Today I saw a pain management specialist for the first time, it was such a waste of my time. I do know that my OB said that I would need a plan to get off the pain meds after the stone is out, but really I feel like he didn't do anything except take my money, and treat me like I might try to sell my pain meds on the street... it felt great. I will have to see him everytime I need a med refill now... at $40 a pop... what a frustration.

I guess my health is just a big waiting game at this point. Oh yeah, and I am not allowed to work at all. The doctor thinks that it would be too stressful for me to be working in a technical field with my incredibly slow response time. I have had a couple breakdowns over the last couple weeks wondering if I will ever be able to do my job again, or ever be able to think technically again. Its hard when I should know the answer to something off the top of my head that I just cannot recall, and its like my mind just has a huge block. Brian keeps reminding me that it is all temporary, and I will be my old self soon enough. I guess only time will tell.

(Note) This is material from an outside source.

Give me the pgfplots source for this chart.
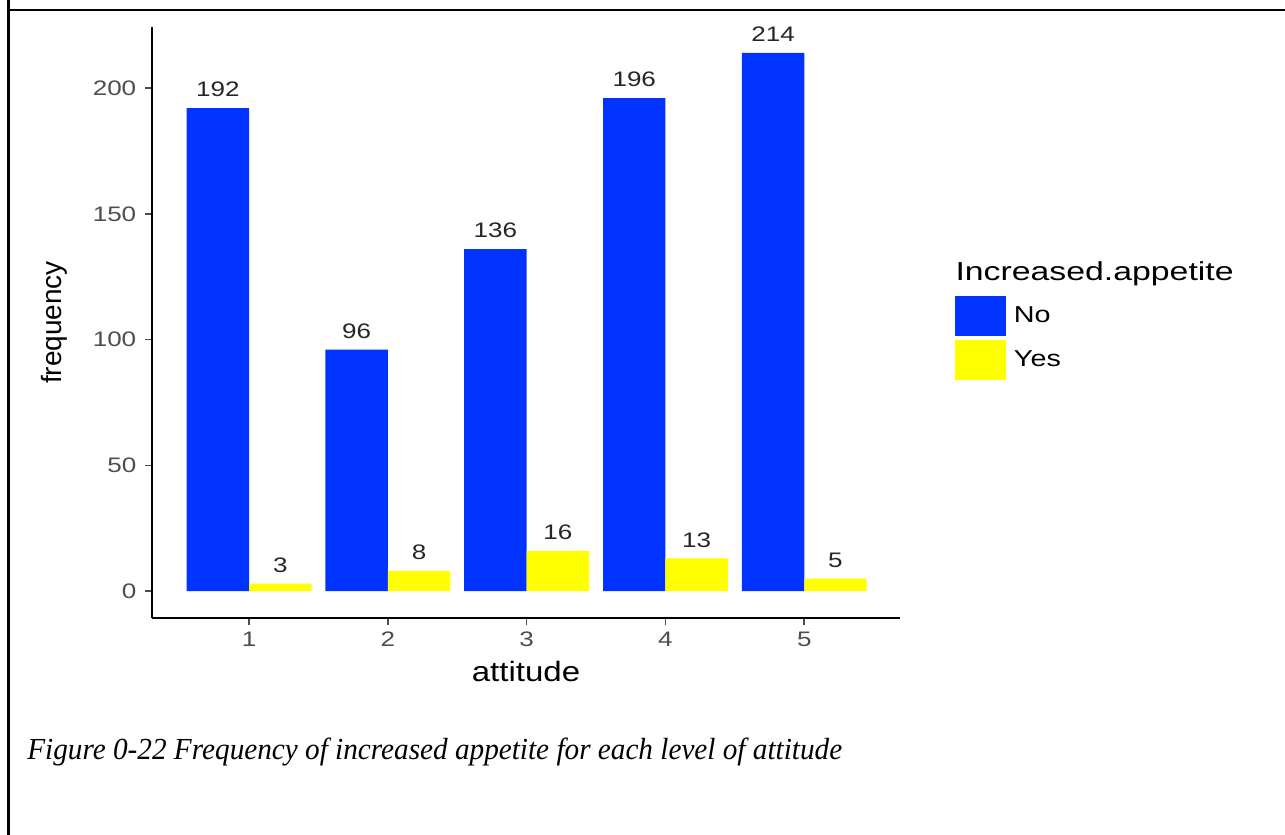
\documentclass[border=0pt]{standalone}
\usepackage{pgfplots}
\pgfplotsset{compat=1.18}
\usepackage{fontspec}
\setmainfont{Liberation Sans}
\newfontfamily\capfont{Liberation Serif}
\definecolor{barNo}{HTML}{0033FF}
\definecolor{barYes}{HTML}{FFFF00}
\definecolor{ticktext}{HTML}{4D4D4D}

\begin{document}
\begin{tikzpicture}
\path[use as bounding box] (0,0) rectangle (642.5pt,417.5pt);
% frame of the table cell
\draw[line width=1.1pt] (4.25pt,0) -- (4.25pt,417.5pt);
\draw[line width=1.1pt] (4.25pt,412.5pt) -- (642.5pt,412.5pt);
\begin{axis}[
  at={(76pt,108.5pt)}, anchor=south west,
  width=374pt, height=295.5pt, scale only axis,
  xmin=0.3, xmax=5.69, ymin=-10.7, ymax=224.3,
  enlargelimits=false,
  axis lines*=left,
  axis line style={line width=1pt, black},
  tick align=outside, major tick length=3.5pt,
  tick style={line width=0.8pt, color=ticktext},
  xtick={1,2,3,4,5}, ytick={0,50,100,150,200},
  /pgf/number format/assume math mode=true,
  tick label style={font=\fontsize{10.5}{12}\selectfont, text=ticktext, xscale=1.24},
  ylabel={frequency},
  ylabel style={at={(axis description cs:-0.13,0.5)}, anchor=center, font=\fontsize{14}{16}\selectfont},
  xlabel={attitude},
  xlabel style={at={(axis description cs:0.5,-0.0905)}, anchor=center, font=\fontsize{14}{16}\selectfont, xscale=1.18},
  ybar, bar width=0.45,
  nodes near coords,
  every node near coord/.append style={font=\fontsize{10.5}{12}\selectfont, text=black!85, xscale=1.24, yshift=2pt},
  legend style={at={(axis description cs:1.0735,0.5448)}, anchor=north west, draw=none, fill=none,
    inner sep=0pt, outer sep=0pt, row sep=2pt, column sep=4pt,
    font=\fontsize{11.5}{13}\selectfont, nodes={inner sep=0pt, xscale=1.25}},
  legend cell align=left,
  legend image code/.code={\fill[#1] (0pt,-10pt) rectangle (25.5pt,10pt);},
]
\addplot[fill=barNo, draw=none, bar shift=-0.225] coordinates {(1,192)(2,96)(3,136)(4,196)(5,214)};
\addlegendentry{No}
\addplot[fill=barYes, draw=none, bar shift=0.225] coordinates {(1,3)(2,8)(3,16)(4,13)(5,5)};
\addlegendentry{Yes}
\end{axis}
\node[anchor=base west, inner sep=0pt, font=\fontsize{13}{15}\selectfont, xscale=1.3] at (477.5pt,277pt) {Increased.appetite};
\node[anchor=base west, inner sep=0pt, font=\capfont\itshape\fontsize{15.3}{18}\selectfont, xscale=0.955] at (13.5pt,37.5pt) {Figure 0-22 Frequency of increased appetite for each level of attitude};
\end{tikzpicture}
\end{document}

Oh my, what else.... over the past month, Brian and I have been trying to make progress on several house projects, starting with repairing the leaks in the basement. Well we thought that it would be a pretty simple fix, and while it may have been pretty simple, it seems that it isn't as simple as we had thought, and we are going to have to get a serious professional out to fix the problem. This means that we are going to have to proceed with the nursery painting and such even without finishing the basement. We figure we are going to need to have a place for Sean before too long, so it is getting higher and higher on our priority list.

Oh yeah, my other sister came and stayed with Brian and I for about a week and a half, to help with our house projects. While she was here she created a number of art pieces for Sean's nursery. They are so incredibly beautiful, and so appropriate for what Brian and I do in real life. She painted a sunrise over the earth, a pair of merging galaxies, a supernovae, and the Orion nebula. They are really remarkable.





Wow that was a lot of information for one post.

2 comments:

Busted said...

Wow time flies! I can't believe you are in the third trimester. So sorry for the issues you've been having, but glad to hear that generally things are ok.

Anonymous said...

Welcome back to blogging land! Not that I have much room to speak... Thanks for the update! Love ya!